The original Sanger sequencing method developed by Frederick Sanger in 1977 took weeks to sequence a short DNA fragment. A highly automatic and higher throughput, capillary-based Sanger sequencer was then invented in 1986; it enabled 96 DNA fragments to be sequenced at the same time with the read length at 1,000 base pairs and a price of less than $1 per base pair on its latest version of the sequencer.
Since 2005, the development of short-read sequencing technology (also called next generation sequencing, or NGS) has significantly reduced the cost of sequencing by thousands of times and improved the throughput on a similar scale.
In 2010, as a complement to existing low-cost short-read sequencing technology, single molecular long-read sequencers were invented. These can read 10,000 base pair DNA fragments, which can improve the sequencing coverage in regions of the genome previously inaccessible or difficult to analyse with short-read sequencers.

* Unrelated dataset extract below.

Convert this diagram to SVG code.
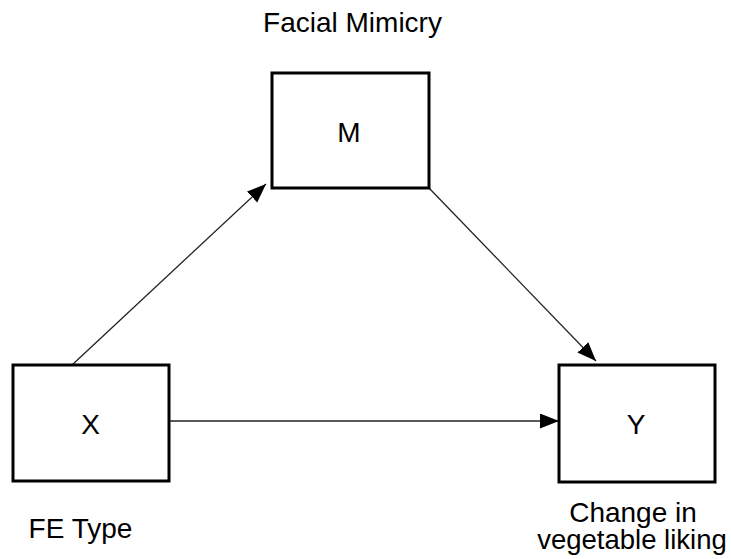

Due to the nature of the technology, however, long-read sequencers are limited in both efficiency and automation, while lower costs and higher throughputs can be achieved with short-read sequencers. The recent rapid development of image sensors has gone a long way to solving the efficiency problem, while developments in the field of AI and robotics are addressing the automation gap. We envision that the blossoming of technology within the genomics field will continue to push the frontier for ‘sequencing for all’ at affordable prices.
As the foundation of life information, our genome plays a very important role in our health management, disease diagnosis and treatment. The accumulation of genomic big data will enable greater understanding of all aspects of health and disease. We believe that genome sequencing will become part of everyone’s life. Everyone should get their own genomes sequenced. So, when will you have your genome sequenced?